**Problem requirements**
Copy each line below exactly and leave the pictures out.

··· Material ···

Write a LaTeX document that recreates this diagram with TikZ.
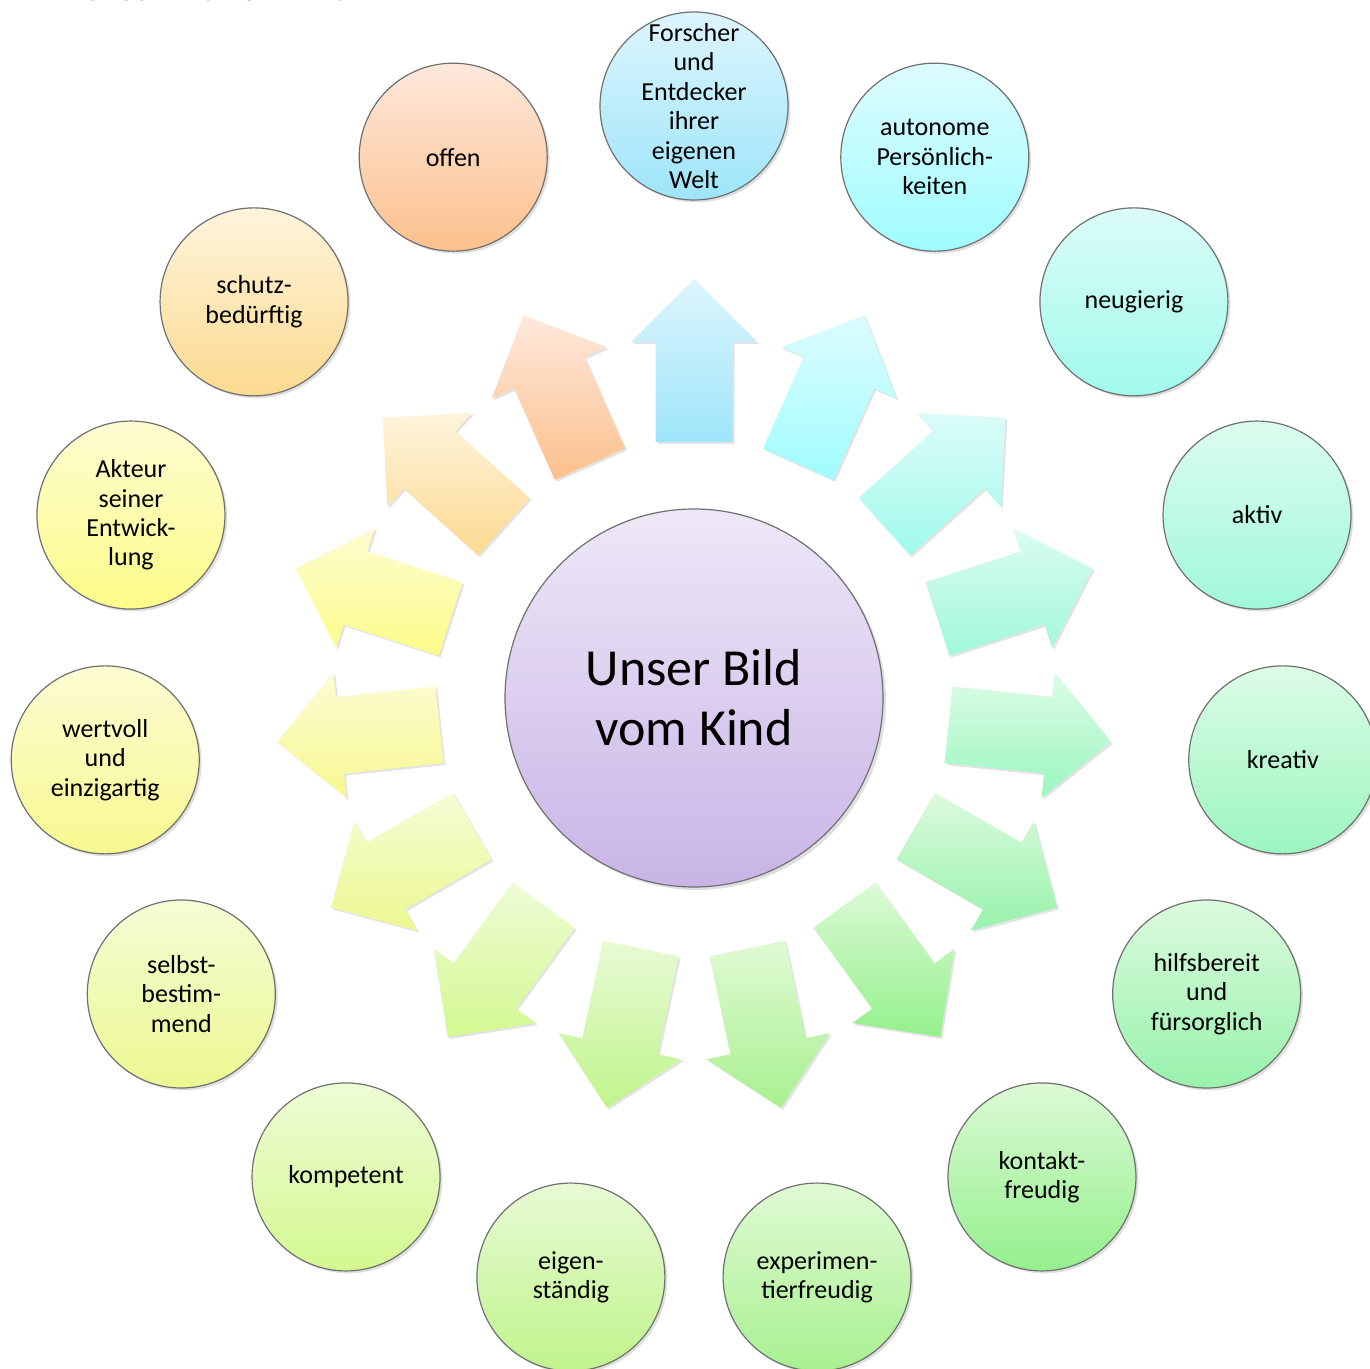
\documentclass[tikz,border=0pt]{standalone}
\usepackage{fontspec}
\setmainfont{Carlito}
\usetikzlibrary{calc,shadows}

\definecolor{t0}{HTML}{DDF5FD}\definecolor{b0}{HTML}{9EE5FA}
\definecolor{t1}{HTML}{DDFCFF}\definecolor{b1}{HTML}{A0FCFF}
\definecolor{t2}{HTML}{DCFCF8}\definecolor{b2}{HTML}{A0FAEC}
\definecolor{t3}{HTML}{DCFCEE}\definecolor{b3}{HTML}{A0F8DA}
\definecolor{t4}{HTML}{DCFCE6}\definecolor{b4}{HTML}{9CF6C0}
\definecolor{t5}{HTML}{DCFADE}\definecolor{b5}{HTML}{98F2AC}
\definecolor{t6}{HTML}{DCFAD6}\definecolor{b6}{HTML}{94F08C}
\definecolor{t7}{HTML}{E0FAD4}\definecolor{b7}{HTML}{A8F090}
\definecolor{t8}{HTML}{E8FAD4}\definecolor{b8}{HTML}{C0F48C}
\definecolor{t9}{HTML}{EEFCD6}\definecolor{b9}{HTML}{D4F890}
\definecolor{t10}{HTML}{F6FCD6}\definecolor{b10}{HTML}{ECF890}
\definecolor{t11}{HTML}{FCFCD4}\definecolor{b11}{HTML}{F8F890}
\definecolor{t12}{HTML}{FEFCD2}\definecolor{b12}{HTML}{FCFC88}
\definecolor{t13}{HTML}{FEF4DC}\definecolor{b13}{HTML}{FCDA90}
\definecolor{t14}{HTML}{FEE8DC}\definecolor{b14}{HTML}{FCC08C}
\definecolor{midtop}{HTML}{EEE8F8}\definecolor{midbot}{HTML}{C8B4E6}
\definecolor{rim}{HTML}{707070}

% block arrow: angle, top colour, bottom colour
\newcommand{\kidarrow}[3]{%
  \path[top color=#2,bottom color=#3,
    drop shadow={opacity=.22,shadow xshift=1pt,shadow yshift=-1pt}]
    ($(#1:256)+(#1-90:38.5)$) -- ($(#1:356)+(#1-90:38.5)$)
    -- ($(#1:356)+(#1-90:63)$) -- (#1:419) -- ($(#1:356)+(#1+90:63)$)
    -- ($(#1:356)+(#1+90:38.5)$) -- ($(#1:256)+(#1+90:38.5)$) -- cycle;}

\begin{document}
\begin{tikzpicture}[x=.5pt,y=.5pt,
  trait/.style={circle,draw=rim,line width=.6pt,minimum size=94pt,inner sep=0pt,
    align=center,font=\fontsize{13}{14.7}\selectfont,
    drop shadow={opacity=.25,shadow xshift=1.2pt,shadow yshift=-1.2pt}}]
  \useasboundingbox (-694,-671) rectangle (676,698);
  \clip (-694,-671) rectangle (676,698);

  \node[anchor=base west,inner sep=0pt,font=\bfseries\fontsize{16}{19}\selectfont]
    (title) at (-612,697) {Unser Bild vom Kind};

  \node[circle,draw=rim,line width=.6pt,minimum size=189pt,inner sep=0pt,
    top color=midtop,bottom color=midbot,align=center,
    font=\fontsize{26}{30}\selectfont,
    drop shadow={opacity=.25,shadow xshift=1.5pt,shadow yshift=-1.5pt}]
    (kind) at (0,0) {Unser Bild\\vom Kind};

  \kidarrow{90}{t0}{b0}
  \kidarrow{66}{t1}{b1}
  \kidarrow{42}{t2}{b2}
  \kidarrow{18}{t3}{b3}
  \kidarrow{-6}{t4}{b4}
  \kidarrow{-30}{t5}{b5}
  \kidarrow{-54}{t6}{b6}
  \kidarrow{-78}{t7}{b7}
  \kidarrow{-102}{t8}{b8}
  \kidarrow{-126}{t9}{b9}
  \kidarrow{-150}{t10}{b10}
  \kidarrow{-174}{t11}{b11}
  \kidarrow{-198}{t12}{b12}
  \kidarrow{-222}{t13}{b13}
  \kidarrow{-246}{t14}{b14}

  \node[trait,inner sep=-8pt,top color=t0,bottom color=b0] (k0) at (90:592)
    {Forscher\\und\\Entdecker\\ihrer\\eigenen\\Welt};
  \node[trait,top color=t1,bottom color=b1] (k1) at (66:592)
    {autonome\\Persönlich-\\keiten};
  \node[trait,top color=t2,bottom color=b2] (k2) at (42:592) {neugierig};
  \node[trait,top color=t3,bottom color=b3] (k3) at (18:592) {aktiv};
  \node[trait,top color=t4,bottom color=b4] (k4) at (-6:592) {kreativ};
  \node[trait,top color=t5,bottom color=b5] (k5) at (-30:592)
    {hilfsbereit\\und\\fürsorglich};
  \node[trait,top color=t6,bottom color=b6] (k6) at (-54:592)
    {kontakt-\\freudig};
  \node[trait,top color=t7,bottom color=b7] (k7) at (-78:592)
    {experimen-\\tierfreudig};
  \node[trait,top color=t8,bottom color=b8] (k8) at (-102:592)
    {eigen-\\ständig};
  \node[trait,top color=t9,bottom color=b9] (k9) at (-126:592) {kompetent};
  \node[trait,top color=t10,bottom color=b10] (k10) at (-150:592)
    {selbst-\\bestim-\\mend};
  \node[trait,top color=t11,bottom color=b11] (k11) at (-174:592)
    {wertvoll\\und\\einzigartig};
  \node[trait,top color=t12,bottom color=b12] (k12) at (-198:592)
    {Akteur\\seiner\\Entwick-\\lung};
  \node[trait,top color=t13,bottom color=b13] (k13) at (-222:592)
    {schutz-\\bedürftig};
  \node[trait,top color=t14,bottom color=b14] (k14) at (-246:592) {offen};
\end{tikzpicture}
\end{document}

···

**Answer to the problem**
Write a LaTeX document that recreates this diagram with TikZ.
\documentclass[tikz,border=0pt]{standalone}
\usepackage{fontspec}
\setmainfont{Carlito}
\usetikzlibrary{calc,shadows}

\definecolor{t0}{HTML}{DDF5FD}\definecolor{b0}{HTML}{9EE5FA}
\definecolor{t1}{HTML}{DDFCFF}\definecolor{b1}{HTML}{A0FCFF}
\definecolor{t2}{HTML}{DCFCF8}\definecolor{b2}{HTML}{A0FAEC}
\definecolor{t3}{HTML}{DCFCEE}\definecolor{b3}{HTML}{A0F8DA}
\definecolor{t4}{HTML}{DCFCE6}\definecolor{b4}{HTML}{9CF6C0}
\definecolor{t5}{HTML}{DCFADE}\definecolor{b5}{HTML}{98F2AC}
\definecolor{t6}{HTML}{DCFAD6}\definecolor{b6}{HTML}{94F08C}
\definecolor{t7}{HTML}{E0FAD4}\definecolor{b7}{HTML}{A8F090}
\definecolor{t8}{HTML}{E8FAD4}\definecolor{b8}{HTML}{C0F48C}
\definecolor{t9}{HTML}{EEFCD6}\definecolor{b9}{HTML}{D4F890}
\definecolor{t10}{HTML}{F6FCD6}\definecolor{b10}{HTML}{ECF890}
\definecolor{t11}{HTML}{FCFCD4}\definecolor{b11}{HTML}{F8F890}
\definecolor{t12}{HTML}{FEFCD2}\definecolor{b12}{HTML}{FCFC88}
\definecolor{t13}{HTML}{FEF4DC}\definecolor{b13}{HTML}{FCDA90}
\definecolor{t14}{HTML}{FEE8DC}\definecolor{b14}{HTML}{FCC08C}
\definecolor{midtop}{HTML}{EEE8F8}\definecolor{midbot}{HTML}{C8B4E6}
\definecolor{rim}{HTML}{707070}

% block arrow: angle, top colour, bottom colour
\newcommand{\kidarrow}[3]{%
  \path[top color=#2,bottom color=#3,
    drop shadow={opacity=.22,shadow xshift=1pt,shadow yshift=-1pt}]
    ($(#1:256)+(#1-90:38.5)$) -- ($(#1:356)+(#1-90:38.5)$)
    -- ($(#1:356)+(#1-90:63)$) -- (#1:419) -- ($(#1:356)+(#1+90:63)$)
    -- ($(#1:356)+(#1+90:38.5)$) -- ($(#1:256)+(#1+90:38.5)$) -- cycle;}

\begin{document}
\begin{tikzpicture}[x=.5pt,y=.5pt,
  trait/.style={circle,draw=rim,line width=.6pt,minimum size=94pt,inner sep=0pt,
    align=center,font=\fontsize{13}{14.7}\selectfont,
    drop shadow={opacity=.25,shadow xshift=1.2pt,shadow yshift=-1.2pt}}]
  \useasboundingbox (-694,-671) rectangle (676,698);
  \clip (-694,-671) rectangle (676,698);

  \node[anchor=base west,inner sep=0pt,font=\bfseries\fontsize{16}{19}\selectfont]
    (title) at (-612,697) {Unser Bild vom Kind};

  \node[circle,draw=rim,line width=.6pt,minimum size=189pt,inner sep=0pt,
    top color=midtop,bottom color=midbot,align=center,
    font=\fontsize{26}{30}\selectfont,
    drop shadow={opacity=.25,shadow xshift=1.5pt,shadow yshift=-1.5pt}]
    (kind) at (0,0) {Unser Bild\\vom Kind};

  \kidarrow{90}{t0}{b0}
  \kidarrow{66}{t1}{b1}
  \kidarrow{42}{t2}{b2}
  \kidarrow{18}{t3}{b3}
  \kidarrow{-6}{t4}{b4}
  \kidarrow{-30}{t5}{b5}
  \kidarrow{-54}{t6}{b6}
  \kidarrow{-78}{t7}{b7}
  \kidarrow{-102}{t8}{b8}
  \kidarrow{-126}{t9}{b9}
  \kidarrow{-150}{t10}{b10}
  \kidarrow{-174}{t11}{b11}
  \kidarrow{-198}{t12}{b12}
  \kidarrow{-222}{t13}{b13}
  \kidarrow{-246}{t14}{b14}

  \node[trait,inner sep=-8pt,top color=t0,bottom color=b0] (k0) at (90:592)
    {Forscher\\und\\Entdecker\\ihrer\\eigenen\\Welt};
  \node[trait,top color=t1,bottom color=b1] (k1) at (66:592)
    {autonome\\Persönlich-\\keiten};
  \node[trait,top color=t2,bottom color=b2] (k2) at (42:592) {neugierig};
  \node[trait,top color=t3,bottom color=b3] (k3) at (18:592) {aktiv};
  \node[trait,top color=t4,bottom color=b4] (k4) at (-6:592) {kreativ};
  \node[trait,top color=t5,bottom color=b5] (k5) at (-30:592)
    {hilfsbereit\\und\\fürsorglich};
  \node[trait,top color=t6,bottom color=b6] (k6) at (-54:592)
    {kontakt-\\freudig};
  \node[trait,top color=t7,bottom color=b7] (k7) at (-78:592)
    {experimen-\\tierfreudig};
  \node[trait,top color=t8,bottom color=b8] (k8) at (-102:592)
    {eigen-\\ständig};
  \node[trait,top color=t9,bottom color=b9] (k9) at (-126:592) {kompetent};
  \node[trait,top color=t10,bottom color=b10] (k10) at (-150:592)
    {selbst-\\bestim-\\mend};
  \node[trait,top color=t11,bottom color=b11] (k11) at (-174:592)
    {wertvoll\\und\\einzigartig};
  \node[trait,top color=t12,bottom color=b12] (k12) at (-198:592)
    {Akteur\\seiner\\Entwick-\\lung};
  \node[trait,top color=t13,bottom color=b13] (k13) at (-222:592)
    {schutz-\\bedürftig};
  \node[trait,top color=t14,bottom color=b14] (k14) at (-246:592) {offen};
\end{tikzpicture}
\end{document}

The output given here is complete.